Epiregulin (EPR) is a protein that in humans is encoded by the EREG gene.

Structure 
Epiregulin consists of 46 amino acid residues. Its secondary structure contains approximately 30 percent of β-sheet in the strand. Some of the residues form loops and turns due to the hydrogen bonding. The percentage of β-sheet in epiregulin depends on the domain and the secondary structures that they occupy. The polymeric molecules of epiregulin has the formula weight of 5280.1 g/mol with a polypeptide(L), a polymer type.

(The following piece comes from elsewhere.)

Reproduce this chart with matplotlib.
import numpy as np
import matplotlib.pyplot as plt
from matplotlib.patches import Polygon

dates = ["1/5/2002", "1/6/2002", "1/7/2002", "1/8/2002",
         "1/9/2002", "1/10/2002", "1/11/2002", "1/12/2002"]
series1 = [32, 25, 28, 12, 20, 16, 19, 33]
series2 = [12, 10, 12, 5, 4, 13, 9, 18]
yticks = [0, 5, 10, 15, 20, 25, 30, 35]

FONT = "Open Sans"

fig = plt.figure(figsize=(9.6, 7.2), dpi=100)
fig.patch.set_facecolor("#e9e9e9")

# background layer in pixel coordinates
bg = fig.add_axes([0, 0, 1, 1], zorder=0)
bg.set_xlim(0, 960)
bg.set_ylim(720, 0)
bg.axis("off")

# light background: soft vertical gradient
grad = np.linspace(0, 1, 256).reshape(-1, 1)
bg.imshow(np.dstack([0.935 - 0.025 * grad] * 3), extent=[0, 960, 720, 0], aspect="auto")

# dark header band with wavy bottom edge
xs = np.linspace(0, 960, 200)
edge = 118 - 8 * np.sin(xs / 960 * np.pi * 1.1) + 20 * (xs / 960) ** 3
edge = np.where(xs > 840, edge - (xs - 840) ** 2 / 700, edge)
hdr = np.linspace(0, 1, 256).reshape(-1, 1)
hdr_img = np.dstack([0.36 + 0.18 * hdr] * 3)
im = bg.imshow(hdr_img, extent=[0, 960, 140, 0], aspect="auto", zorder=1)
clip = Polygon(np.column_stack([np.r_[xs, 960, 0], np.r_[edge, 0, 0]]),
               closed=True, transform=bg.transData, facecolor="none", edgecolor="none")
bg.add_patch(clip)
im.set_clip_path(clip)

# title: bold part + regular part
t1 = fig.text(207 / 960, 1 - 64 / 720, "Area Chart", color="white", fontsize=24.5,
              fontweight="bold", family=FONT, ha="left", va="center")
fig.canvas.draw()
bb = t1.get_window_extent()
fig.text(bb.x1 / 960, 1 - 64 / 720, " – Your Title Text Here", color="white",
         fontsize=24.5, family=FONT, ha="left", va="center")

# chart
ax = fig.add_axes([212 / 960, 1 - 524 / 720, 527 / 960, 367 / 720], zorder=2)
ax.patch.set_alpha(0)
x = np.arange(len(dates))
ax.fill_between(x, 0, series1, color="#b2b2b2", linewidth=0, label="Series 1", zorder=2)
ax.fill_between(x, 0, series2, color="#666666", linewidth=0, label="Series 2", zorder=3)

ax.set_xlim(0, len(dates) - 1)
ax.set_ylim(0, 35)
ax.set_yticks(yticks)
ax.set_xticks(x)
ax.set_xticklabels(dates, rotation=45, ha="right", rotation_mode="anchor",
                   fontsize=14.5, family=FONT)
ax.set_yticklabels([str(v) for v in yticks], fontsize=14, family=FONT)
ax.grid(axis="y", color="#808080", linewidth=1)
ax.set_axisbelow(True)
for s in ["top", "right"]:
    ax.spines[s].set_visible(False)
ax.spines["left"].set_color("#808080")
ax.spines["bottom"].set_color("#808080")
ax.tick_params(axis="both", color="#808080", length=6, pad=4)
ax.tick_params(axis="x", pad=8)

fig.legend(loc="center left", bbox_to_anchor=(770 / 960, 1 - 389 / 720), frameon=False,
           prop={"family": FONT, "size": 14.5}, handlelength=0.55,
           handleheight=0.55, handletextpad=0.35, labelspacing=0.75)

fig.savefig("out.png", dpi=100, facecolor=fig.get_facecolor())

Structural motifs in most proteins have typical connections in an all β motif. Meaning that the polypeptide chains do not make a crossover connection or in so far as this type of connection has not been observed. Epiregulin is one of the proteins that occupies a typical connection in all β motif. Furthermore, as the structure of epiregulin forms a chain in an all β motif, it also forms β hairpin structural motif. A β hairpin is when the two adjacent anti-parallel β strands connected by a β-turn.

Function 
Epiregulin is a member of the epidermal growth factor family. Epiregulin can function as a ligand of epidermal growth factor receptor (EGFR), as well as a ligand of most members of the ERBB (v-erb-b2 oncogene homolog) family of tyrosine-kinase receptors. The secondary structure at the C-terminus epiregulin is different from other epidermal growth factor family ligands because of the lack of hydrogen bonds. The structural difference at the C-terminus may provide an explanation for the reduced  binding affinity of epiregulin to the ERBB receptors.